Echoes is the debut full-length studio album by American rock band the Rapture. It was released on September 8, 2003, by DFA and Output in the UK, and on October 21, 2003, by DFA, Vertigo, and Universal in the U.S. It was co-produced by the DFA and the Rapture and recorded at the DFA's own Plantain Recording House studio in New York City.

== Background ==
The Rapture moved from San Francisco to New York in 1999 and wrote "House of Jealous Lovers" the following year. They met James Murphy and Tim Goldsworthy of DFA Records at one of their first performances in New York. Murphy and Goldworthy took a long time to persuade the band to work together because of a concern that making a dance song would alienate their fans. With the help of the DFA production team, the band released "House of Jealous Lovers" in 2002 and eventually released their first full-length album Echoes.
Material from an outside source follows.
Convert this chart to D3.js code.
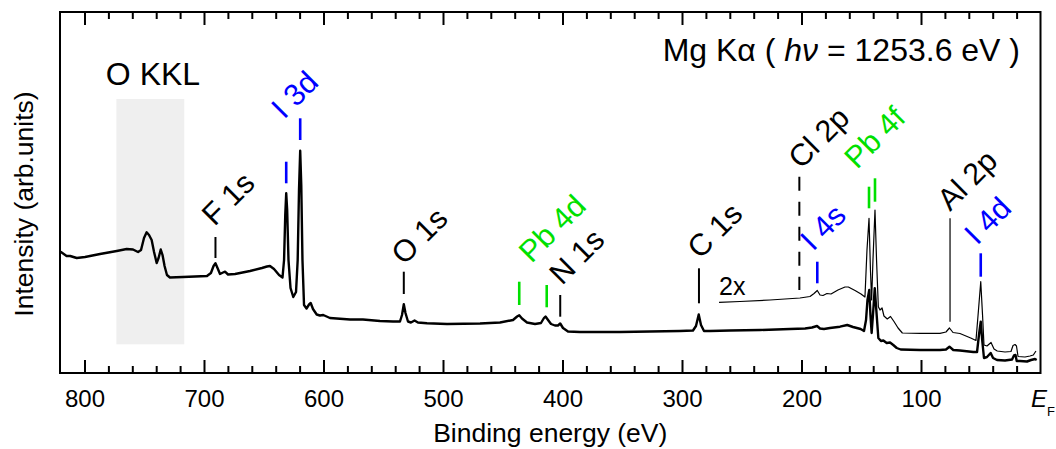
<!DOCTYPE html>
<html>
<head>
<meta charset="utf-8">
<script src="https://cdn.jsdelivr.net/npm/d3@7/dist/d3.min.js"></script>
<style>
  html, body { margin: 0; padding: 0; background: #fff; }
  svg { display: block; font-family: "Liberation Sans", Arial, Helvetica, sans-serif; }
</style>
</head>
<body>
<svg id="chart" width="1056" height="449"></svg>
<script>
// ---------------- DATA ----------------
// Main survey spectrum: binding energy (eV) and intensity (arb. units)
const mainEnergy = [820.5,819.7,815,812,806.5,799.6,787,773,764.7,759.4,755.2,752.7,750.2,748,746,743.8,741.8,739.6,738,736.2,734.7,733,731,728.5,717.6,707.5,697.5,694.2,692,690.4,688.7,686.6,684.1,682.4,679.9,674,661.5,651.5,647.3,644.8,641.4,637.2,634.3,633,632,631.2,630.4,629.3,627.6,625.3,623,621.6,620.5,619.5,618.6,617.6,616.3,614.2,612.1,610.7,608.8,605.7,603,600.2,594.6,589,577.8,567,552.7,541.8,536,534.3,532.8,531.4,529.3,526.8,523.8,521,513.4,496.6,469,452.3,441.4,438,436.2,433.9,429.7,423,418,415.5,414.2,412.1,409.6,406.3,403.8,401.9,399.6,395.4,385.4,368.6,351.9,326.8,301.7,290.8,288.3,286,284.1,281.6,276.6,259.8,234.7,209.6,197,191.2,187,184.5,181.2,176.2,167.8,161.7,156.9,150.5,147.7,146,144.8,143.3,142.3,141.3,140.2,138.7,137.4,135.7,133.5,131.5,128.7,125.9,123.2,120.3,117,100.8,84.1,79.1,76.2,73,67.4,56.2,53.1,51.5,50,48.8,47.3,44.8,41.7,39.7,36.4,29.7,23.8,22.2,20.9,19.9,17.2,11.3,7.9,4.6,3.2];
const mainIntensity = [121,121,117,117,115,116,119,122,124,123.5,121,123,135,140.7,138,133,121,110,115,123.5,118,107,98,95.5,96,96.5,97,100,107,109.7,105,99,100.5,101.3,98.5,99,102,105,106.5,107,104,98,95.5,113,158,179.7,163,113,85,76,81,113,183,222.3,188,113,68,64.5,68.5,70,64,58.5,57.5,58,55,54.5,53.5,53.5,52,51.5,51.5,58,68.7,60,51.5,50.5,52.5,50.5,49.7,49,49.5,50.5,53,56.5,57.7,54.5,50.5,49,50,55,56.5,53,49,47.5,47.5,49.5,45,41.5,41,41,41,41.5,42,42.5,47,58.5,48,42,42,42.5,43,44,44.5,45.5,47,44.5,44,45,46.3,48,46,44,42,53,73,83,58,40,58,84.7,63,35,32,32.5,30,30.5,28,25,23.5,23,23,23.5,26.3,23,22.5,21,21,38,51.3,33,15,16,20,15,13,12.5,13.5,17.5,18,12,12,11.5,13,14,13];

// Magnified (2x) low-binding-energy part of the spectrum
const zoomEnergy = [269,251.5,226.4,201.3,192.9,189.5,186.8,184.5,182,178.7,175.3,169.5,163.6,160.8,155.2,150.2,146.9,145.2,143.5,142.3,141.3,140.2,138.5,137.2,135.7,134.3,132.6,131,128.2,125.5,122.6,119.2,115.6,100.8,84.1,79.1,76.2,73.2,67.4,58.4,54,51.9,50,48.5,47.3,44.8,41.4,38.9,36.2,29.7,24.7,23,21.3,20.1,18.8,13,8.8,6,3.8];
const zoomIntensity = [70.7,71.5,73,75,76.5,79.5,82.5,78,77.5,79.5,79,83,86,86,82.5,79,76,123,154.7,103,73,113,163,113,66.3,63,65,57,54,56.5,51.5,45,40,39.7,39.7,41,45,40.5,39.5,35,32.5,63,91.3,58,28,27,30.5,24,22,21,21.5,27.5,28.5,27,16.5,16,17,18,22];

// Axis ticks
const majorTicks = [800,700,600,500,400,300,200,100];
const minorTicks = [780,760,740,720,680,660,640,620,580,560,540,520,480,460,440,420,380,360,340,320,280,260,240,220,180,160,140,120,80,60,40,20];

// Peak assignments (label text, label energy, label intensity level)
const peakNames      = ["F 1s","I 3d","O 1s","Pb 4d","N 1s","C 1s","Cl 2p","I 4s","Pb 4f","Al 2p","I 4d"];
const peakLabelE     = [691.2, 633, 532.6, 426, 400.4, 285, 200.4, 190.4, 153.6, 75.7, 53.1];
const peakLabelI     = [146, 253, 107, 109, 87, 113, 203, 121, 203, 161, 127];
const peakGroup      = ["other","iodine","other","lead","other","other","other","iodine","lead","other","iodine"];

// Marker ticks: energy, top and bottom intensity level, group, style
const markerE      = [690.4, 631.2, 619.5, 532.8, 436.2, 413.2, 401.9, 285.8, 201.8, 186.8, 143.5, 138.5, 75.7, 50];
const markerTop    = [136, 211.3, 254.7, 101.3, 91.3, 88, 78, 104.7, 196.3, 111.3, 186.3, 194.7, 154.7, 119.7];
const markerBottom = [115, 189.7, 233, 79, 68, 65.7, 56.3, 69.7, 83, 89.7, 164.7, 171.3, 51.3, 96.3];
const markerGroup  = ["other","iodine","iodine","other","lead","lead","other","other","other","iodine","lead","lead","other","iodine"];
const markerKind   = ["solid","solid","solid","solid","solid","solid","solid","solid","dashed","solid","solid","solid","thin","solid"];

// O KKL Auger region (energy span, intensity span)
const augerE = [773.3, 716.5];
const augerI = [28.7, 274];

// ---------------- LAYOUT ----------------
const svg = d3.select("#chart");
const L = 60, R = 1040.5, T = 12, B = 373;
const FONT = '"Liberation Sans", Arial, Helvetica, sans-serif';
const colors = { other: "#000000", iodine: "#0000ff", lead: "#00e000" };

const x = d3.scaleLinear().domain([820.5, 0]).range([L, R]);
const y = d3.scaleLinear().domain([0, 361]).range([B, T]);

// Auger shaded region
svg.append("rect")
  .attr("x", x(augerE[0])).attr("width", x(augerE[1]) - x(augerE[0]))
  .attr("y", y(augerI[1])).attr("height", y(augerI[0]) - y(augerI[1]))
  .attr("fill", "#efefef");

svg.append("text")
  .attr("x", 153).attr("y", 85)
  .attr("text-anchor", "middle")
  .attr("font-size", 32)
  .text("O KKL");

// Axes: bottom
const gB = svg.append("g").attr("transform", `translate(0,${B})`);
gB.call(d3.axisBottom(x).tickValues(majorTicks).tickSize(-13).tickPadding(17).tickFormat(d3.format("d")));
gB.append("g").call(d3.axisBottom(x).tickValues(minorTicks).tickSize(-7).tickFormat(""));
// Axes: top
const gT = svg.append("g").attr("transform", `translate(0,${T})`);
gT.call(d3.axisTop(x).tickValues(majorTicks).tickSize(-13).tickFormat(""));
gT.append("g").call(d3.axisTop(x).tickValues(minorTicks).tickSize(-7).tickFormat(""));

svg.selectAll(".domain").remove();
svg.selectAll(".tick line").attr("stroke", "#000").attr("stroke-width", 2);
gB.selectAll(".tick text").attr("font-size", 24).attr("font-family", FONT).attr("fill", "#000");

// Frame
svg.append("rect")
  .attr("x", L).attr("y", T).attr("width", R - L).attr("height", B - T)
  .attr("fill", "none").attr("stroke", "#000").attr("stroke-width", 2);

// E_F label
const ef = svg.append("text").attr("x", 1031).attr("y", 407).attr("font-size", 24);
ef.append("tspan").attr("font-style", "italic").text("E");
ef.append("tspan").attr("font-size", 13).attr("dy", 9).text("F");

// Axis titles
svg.append("text")
  .attr("x", (L + R) / 2).attr("y", 442)
  .attr("text-anchor", "middle").attr("font-size", 26.5)
  .text("Binding energy (eV)");
svg.append("text")
  .attr("transform", "translate(33,204) rotate(-90)")
  .attr("text-anchor", "middle").attr("font-size", 26.5)
  .text("Intensity (arb.units)");

// Spectra
const line = d3.line().x(d => x(d[0])).y(d => y(d[1])).curve(d3.curveLinear);
const mainData = mainEnergy.map((e, i) => [e, mainIntensity[i]]);
const zoomData = zoomEnergy.map((e, i) => [e, zoomIntensity[i]]);

svg.append("path").datum(zoomData)
  .attr("d", line).attr("fill", "none").attr("stroke", "#000")
  .attr("stroke-width", 1.2).attr("stroke-linejoin", "round");
svg.append("path").datum(mainData)
  .attr("d", line).attr("fill", "none").attr("stroke", "#000")
  .attr("stroke-width", 2.4).attr("stroke-linejoin", "round");

svg.append("text").attr("x", x(269)).attr("y", y(78)).attr("font-size", 25).text("2x");

// Peak markers
markerE.forEach((e, i) => {
  const kind = markerKind[i];
  const grp = markerGroup[i];
  svg.append("line")
    .attr("x1", x(e)).attr("x2", x(e))
    .attr("y1", y(markerTop[i])).attr("y2", y(markerBottom[i]))
    .attr("stroke", colors[grp])
    .attr("stroke-width", kind === "thin" ? 1.2 : (grp === "other" ? 2 : 2.6))
    .attr("stroke-dasharray", kind === "dashed" ? "14,11" : null);
});

// Peak labels (rotated)
peakNames.forEach((n, i) => {
  const px = x(peakLabelE[i]), py = y(peakLabelI[i]);
  svg.append("text")
    .attr("x", px).attr("y", py)
    .attr("transform", `rotate(-45,${px},${py})`)
    .attr("font-size", 30.5)
    .attr("fill", colors[peakGroup[i]])
    .text(n);
});

// Excitation source label
const src = svg.append("text").attr("x", 1020).attr("y", 61).attr("text-anchor", "end").attr("font-size", 32);
src.append("tspan").text("Mg K\u03B1 ( ");
src.append("tspan").attr("font-style", "italic").text("h\u03BD");
src.append("tspan").text(" = 1253.6 eV )");
</script>
</body>
</html>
The album secured two Top 40 singles in the UK and also was met with critical acclaim, being awarded Album of the Year by pitchforkmedia.com and runner up in NME only to the White Stripes.

Multi-instrumentalist Gabriel Andruzzi, who is also Safer's cousin, joined the band full-time after the record was completed to help tour. In the wake of the success of "House of Jealous Lovers", The Rapture opened for the Sex Pistols in a football stadium in England, and underwent a large major bidding war eventually signing with Vertigo Records out of the UK and Strummer Records (a Gary Gersh Label) both owned by Universal Music. In January 2004, the Rapture toured with Franz Ferdinand on the NME Awards Tour. Later that year, the band toured on the main stage of the Curiosa Festival alongside Interpol, Mogwai, and The Cure.

== Reception ==

The album was highly praised by Pitchfork, who hailed the album as the best of 2003, as well as placing the songs "I Need Your Love" at number 323 and "House of Jealous Lovers" at number 16 on their best songs of the 2000s countdown. Resident Advisor ranked the album at number 35 on their list of the best albums of the decade. The song "House of Jealous Lovers" was also ranked sixth on NMEs list of the top 100 tracks of the decade.

Professional ratings
Aggregate scores
| Source | Rating |
| Metacritic | 76/100 |
Review scores
| Source | Rating |
| AllMusic | Star |
| Entertainment Weekly | B+ |
| The Guardian | Star |
| Los Angeles Times | Star Half star |
| NME | 9/10 |
| Pitchfork | 9.0/10 |
| Q | Star |
| Rolling Stone | Star |
| Spin | B− |
| The Village Voice | A− |

==Track listing==

| No. | Title | Writer(s) | Length |
|---|---|---|---|
| 1. | "Olio" |  | 5:20 |
| 2. | "Heaven" |  | 3:47 |
| 3. | "Open Up Your Heart" |  | 5:22 |
| 4. | "I Need Your Love" | Tim Goldsworthy; Jenner; James Murphy; Roccoforte; Safer; | 4:39 |
| 5. | "The Coming of Spring" |  | 2:42 |
| 6. | "House of Jealous Lovers" |  | 5:04 |
| 7. | "Echoes" |  | 3:06 |
| 8. | "Killing" | Goldsworthy; Jenner; Murphy; Roccoforte; Safer; | 3:37 |
| 9. | "Sister Saviour" | Goldsworthy; Jenner; Murphy; Roccoforte; Safer; | 3:51 |
| 10. | "Love Is All" |  | 4:26 |
| 11. | "Infatuation" |  | 5:01 |

== Personnel ==
All personnel adapted from album liner notes.

The Rapture
- Gabriel Andruzzi – saxophone, percussion
- Luke Jenner – vocals, guitar, keyboards, percussion
- Vito Roccoforte – drums, percussion
- Matt Safer – vocals, bass guitar, keyboards, percussion

Additional musicians
- Pete Cafarella – additional keyboards
- Tyler Brodie – backing vocals (track 6)
- Amber Lasciak – backing vocals (track 6)
- Mandy Stein – backing vocals (track 6)
- Helen Stickler – backing vocals (track 6)

Technical personnel
- The DFA – production
- Tim Goldsworthy – programming, multi instruments, engineering, mixing
- James Murphy – programming, multi instruments, engineering, mixing

==Charts==

| Chart (2003) | Peak position |
|---|---|
| French Albums (SNEP) | 52 |
| Swedish Albums (Sverigetopplistan) | 55 |
| UK Albums (Official Charts) | 32 |
| UK Rock & Metal Albums (Official Charts) | 4 |
| US Billboard 200 | 121 |
| US Heatseekers Albums (Billboard) | 2 |

==Use of songs in other media==
- "Echoes" appeared in the 2007 comedy Superbad, and is the theme song for the British drama Misfits.
- "Killing" was featured in the 2005 video game True Crime: New York City.
- "House of Jealous Lovers" was featured as part of the soundtrack for NBA 2K15.